--- Instruction ---
All of the data should be repeated exactly; pictures are not part of the copy.

--- Information provided ---
+---+
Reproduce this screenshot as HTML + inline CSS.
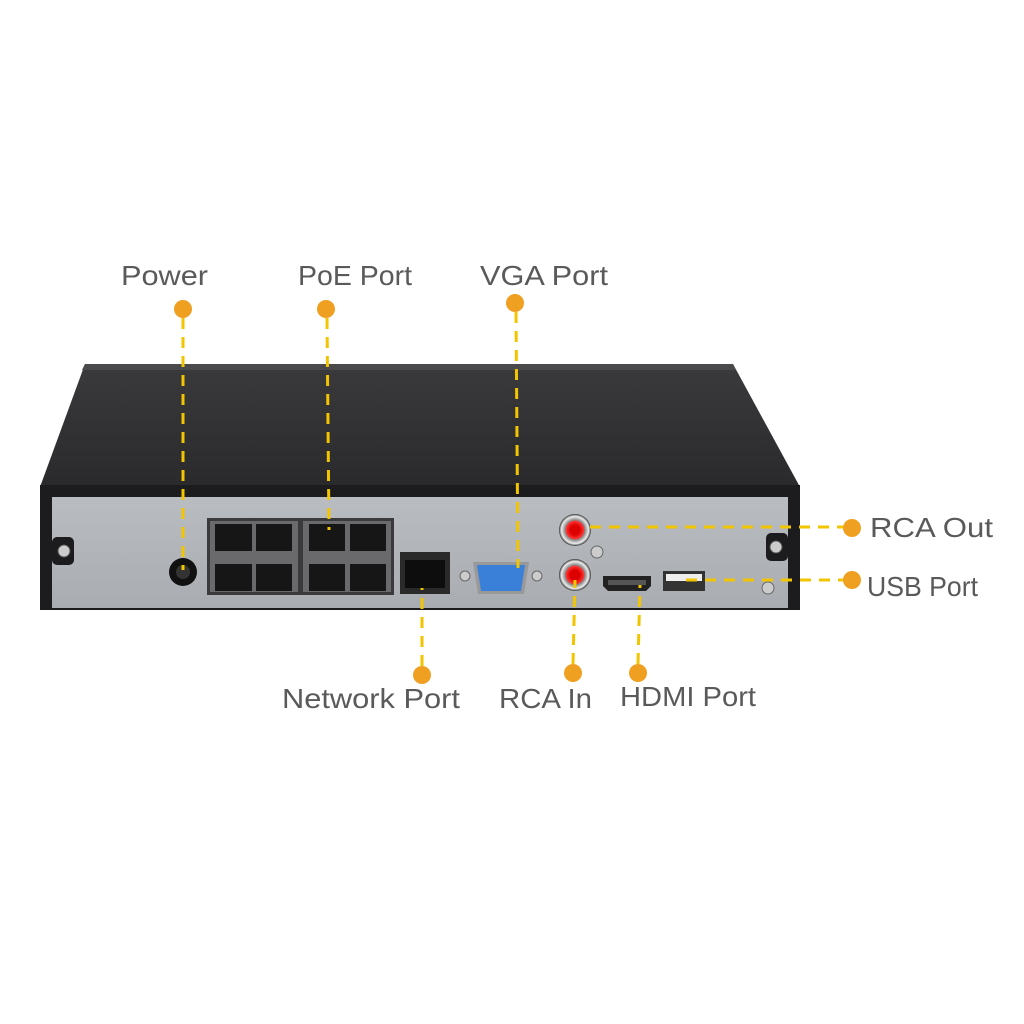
<!DOCTYPE html>
<html><head><meta charset="utf-8"><style>
html,body{margin:0;padding:0;background:#fff;}
svg{display:block}
text{font-family:"Liberation Sans","DejaVu Sans",sans-serif;fill:#5a5a5a;font-size:28px;}
</style></head><body>
<svg width="1024" height="1024" viewBox="0 0 1024 1024" xmlns="http://www.w3.org/2000/svg">
<defs>
<linearGradient id="top" x1="0" y1="0" x2="0" y2="1">
<stop offset="0" stop-color="#3a3a3c"/><stop offset="1" stop-color="#2a2a2c"/></linearGradient>
<linearGradient id="silver" x1="0" y1="0" x2="0" y2="1">
<stop offset="0" stop-color="#b9bdc1"/><stop offset="1" stop-color="#a9adb2"/></linearGradient>
<radialGradient id="rca"><stop offset="0.3" stop-color="#d00"/><stop offset="0.55" stop-color="#f33"/><stop offset="0.62" stop-color="#888"/><stop offset="0.85" stop-color="#eee"/><stop offset="1" stop-color="#333"/></radialGradient>
</defs>
<polygon points="85,364 733,364 800,487 40,487" fill="url(#top)"/>
<polygon points="85,364 733,364 736,370 82,370" fill="#4a4a4c"/>
<rect x="40" y="485" width="760" height="125" fill="#1c1c1e"/>
<rect x="52" y="497" width="736" height="111" fill="url(#silver)"/>
<rect x="52" y="537" width="22" height="28" rx="5" fill="#1c1c1e"/>
<circle cx="64" cy="551" r="6" fill="#ccc" stroke="#555"/>
<rect x="766" y="533" width="22" height="28" rx="5" fill="#1c1c1e"/>
<circle cx="776" cy="547" r="6" fill="#ccc" stroke="#555"/>
<circle cx="768" cy="588" r="6" fill="#ccc" stroke="#666"/>
<circle cx="597" cy="552" r="6" fill="#ccc" stroke="#666"/>
<circle cx="183" cy="572" r="14" fill="#111"/>
<circle cx="183" cy="572" r="7" fill="#333"/>
<rect x="207" y="518" width="187" height="77" fill="#3a3a3c"/>
<rect x="210" y="521" width="88" height="71" fill="#6a6a6c"/>
<rect x="303" y="521" width="88" height="71" fill="#6a6a6c"/>
<g fill="#161616">
<rect x="215" y="524" width="37" height="27"/><rect x="256" y="524" width="36" height="27"/>
<rect x="309" y="524" width="36" height="27"/><rect x="350" y="524" width="36" height="27"/>
<rect x="215" y="564" width="37" height="27"/><rect x="256" y="564" width="36" height="27"/>
<rect x="309" y="564" width="36" height="27"/><rect x="350" y="564" width="36" height="27"/>
</g>
<rect x="400" y="552" width="50" height="42" fill="#2a2a2a"/>
<rect x="405" y="560" width="40" height="28" fill="#0d0d0d"/>
<circle cx="465" cy="576" r="5" fill="#ccc" stroke="#666"/>
<circle cx="537" cy="576" r="5" fill="#ccc" stroke="#666"/>
<path d="M473,562 H529 L524,594 H478 Z" fill="#999"/>
<path d="M477,565 H525 L521,591 H481 Z" fill="#3a7fd8"/>
<circle cx="575" cy="530" r="16" fill="url(#rca)"/>
<circle cx="575" cy="575" r="16" fill="url(#rca)"/>
<path d="M603,576 H651 V586 L646,591 H608 L603,586 Z" fill="#222"/>
<rect x="608" y="580" width="38" height="5" fill="#555"/>
<rect x="663" y="571" width="42" height="20" fill="#333"/>
<rect x="666" y="574" width="36" height="7" fill="#eee"/>
<g stroke="#f2c500" stroke-width="3" stroke-dasharray="11,8" fill="none">
<line x1="183" y1="318" x2="183" y2="570"/>
<line x1="327" y1="318" x2="329" y2="530"/>
<line x1="516" y1="312" x2="518" y2="568"/>
<line x1="422" y1="666" x2="422" y2="588"/>
<line x1="573" y1="664" x2="575" y2="580"/>
<line x1="638" y1="664" x2="640" y2="585"/>
<line x1="590" y1="527" x2="846" y2="527"/>
<line x1="686" y1="580" x2="846" y2="580"/>
</g>
<g fill="#f0a020">
<circle cx="183" cy="309" r="9"/><circle cx="326" cy="309" r="9"/><circle cx="515" cy="303" r="9"/>
<circle cx="422" cy="675" r="9"/><circle cx="573" cy="673" r="9"/><circle cx="638" cy="673" r="9"/>
<circle cx="852" cy="528" r="9"/><circle cx="852" cy="580" r="9"/>
</g>
<text x="121" y="285" textLength="87" lengthAdjust="spacingAndGlyphs">Power</text>
<text x="298" y="285" textLength="114" lengthAdjust="spacingAndGlyphs">PoE Port</text>
<text x="480" y="285" textLength="128" lengthAdjust="spacingAndGlyphs">VGA Port</text>
<text x="870" y="537" textLength="123" lengthAdjust="spacingAndGlyphs">RCA Out</text>
<text x="867" y="596" textLength="111" lengthAdjust="spacingAndGlyphs">USB Port</text>
<text x="282" y="708" textLength="178" lengthAdjust="spacingAndGlyphs">Network Port</text>
<text x="499" y="708" textLength="93" lengthAdjust="spacingAndGlyphs">RCA In</text>
<text x="620" y="706" textLength="136" lengthAdjust="spacingAndGlyphs">HDMI Port</text>
</svg>
</body></html>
+---+
--- Solved problem ---
Reproduce this screenshot as HTML + inline CSS.
<!DOCTYPE html>
<html><head><meta charset="utf-8"><style>
html,body{margin:0;padding:0;background:#fff;}
svg{display:block}
text{font-family:"Liberation Sans","DejaVu Sans",sans-serif;fill:#5a5a5a;font-size:28px;}
</style></head><body>
<svg width="1024" height="1024" viewBox="0 0 1024 1024" xmlns="http://www.w3.org/2000/svg">
<defs>
<linearGradient id="top" x1="0" y1="0" x2="0" y2="1">
<stop offset="0" stop-color="#3a3a3c"/><stop offset="1" stop-color="#2a2a2c"/></linearGradient>
<linearGradient id="silver" x1="0" y1="0" x2="0" y2="1">
<stop offset="0" stop-color="#b9bdc1"/><stop offset="1" stop-color="#a9adb2"/></linearGradient>
<radialGradient id="rca"><stop offset="0.3" stop-color="#d00"/><stop offset="0.55" stop-color="#f33"/><stop offset="0.62" stop-color="#888"/><stop offset="0.85" stop-color="#eee"/><stop offset="1" stop-color="#333"/></radialGradient>
</defs>
<polygon points="85,364 733,364 800,487 40,487" fill="url(#top)"/>
<polygon points="85,364 733,364 736,370 82,370" fill="#4a4a4c"/>
<rect x="40" y="485" width="760" height="125" fill="#1c1c1e"/>
<rect x="52" y="497" width="736" height="111" fill="url(#silver)"/>
<rect x="52" y="537" width="22" height="28" rx="5" fill="#1c1c1e"/>
<circle cx="64" cy="551" r="6" fill="#ccc" stroke="#555"/>
<rect x="766" y="533" width="22" height="28" rx="5" fill="#1c1c1e"/>
<circle cx="776" cy="547" r="6" fill="#ccc" stroke="#555"/>
<circle cx="768" cy="588" r="6" fill="#ccc" stroke="#666"/>
<circle cx="597" cy="552" r="6" fill="#ccc" stroke="#666"/>
<circle cx="183" cy="572" r="14" fill="#111"/>
<circle cx="183" cy="572" r="7" fill="#333"/>
<rect x="207" y="518" width="187" height="77" fill="#3a3a3c"/>
<rect x="210" y="521" width="88" height="71" fill="#6a6a6c"/>
<rect x="303" y="521" width="88" height="71" fill="#6a6a6c"/>
<g fill="#161616">
<rect x="215" y="524" width="37" height="27"/><rect x="256" y="524" width="36" height="27"/>
<rect x="309" y="524" width="36" height="27"/><rect x="350" y="524" width="36" height="27"/>
<rect x="215" y="564" width="37" height="27"/><rect x="256" y="564" width="36" height="27"/>
<rect x="309" y="564" width="36" height="27"/><rect x="350" y="564" width="36" height="27"/>
</g>
<rect x="400" y="552" width="50" height="42" fill="#2a2a2a"/>
<rect x="405" y="560" width="40" height="28" fill="#0d0d0d"/>
<circle cx="465" cy="576" r="5" fill="#ccc" stroke="#666"/>
<circle cx="537" cy="576" r="5" fill="#ccc" stroke="#666"/>
<path d="M473,562 H529 L524,594 H478 Z" fill="#999"/>
<path d="M477,565 H525 L521,591 H481 Z" fill="#3a7fd8"/>
<circle cx="575" cy="530" r="16" fill="url(#rca)"/>
<circle cx="575" cy="575" r="16" fill="url(#rca)"/>
<path d="M603,576 H651 V586 L646,591 H608 L603,586 Z" fill="#222"/>
<rect x="608" y="580" width="38" height="5" fill="#555"/>
<rect x="663" y="571" width="42" height="20" fill="#333"/>
<rect x="666" y="574" width="36" height="7" fill="#eee"/>
<g stroke="#f2c500" stroke-width="3" stroke-dasharray="11,8" fill="none">
<line x1="183" y1="318" x2="183" y2="570"/>
<line x1="327" y1="318" x2="329" y2="530"/>
<line x1="516" y1="312" x2="518" y2="568"/>
<line x1="422" y1="666" x2="422" y2="588"/>
<line x1="573" y1="664" x2="575" y2="580"/>
<line x1="638" y1="664" x2="640" y2="585"/>
<line x1="590" y1="527" x2="846" y2="527"/>
<line x1="686" y1="580" x2="846" y2="580"/>
</g>
<g fill="#f0a020">
<circle cx="183" cy="309" r="9"/><circle cx="326" cy="309" r="9"/><circle cx="515" cy="303" r="9"/>
<circle cx="422" cy="675" r="9"/><circle cx="573" cy="673" r="9"/><circle cx="638" cy="673" r="9"/>
<circle cx="852" cy="528" r="9"/><circle cx="852" cy="580" r="9"/>
</g>
<text x="121" y="285" textLength="87" lengthAdjust="spacingAndGlyphs">Power</text>
<text x="298" y="285" textLength="114" lengthAdjust="spacingAndGlyphs">PoE Port</text>
<text x="480" y="285" textLength="128" lengthAdjust="spacingAndGlyphs">VGA Port</text>
<text x="870" y="537" textLength="123" lengthAdjust="spacingAndGlyphs">RCA Out</text>
<text x="867" y="596" textLength="111" lengthAdjust="spacingAndGlyphs">USB Port</text>
<text x="282" y="708" textLength="178" lengthAdjust="spacingAndGlyphs">Network Port</text>
<text x="499" y="708" textLength="93" lengthAdjust="spacingAndGlyphs">RCA In</text>
<text x="620" y="706" textLength="136" lengthAdjust="spacingAndGlyphs">HDMI Port</text>
</svg>
</body></html>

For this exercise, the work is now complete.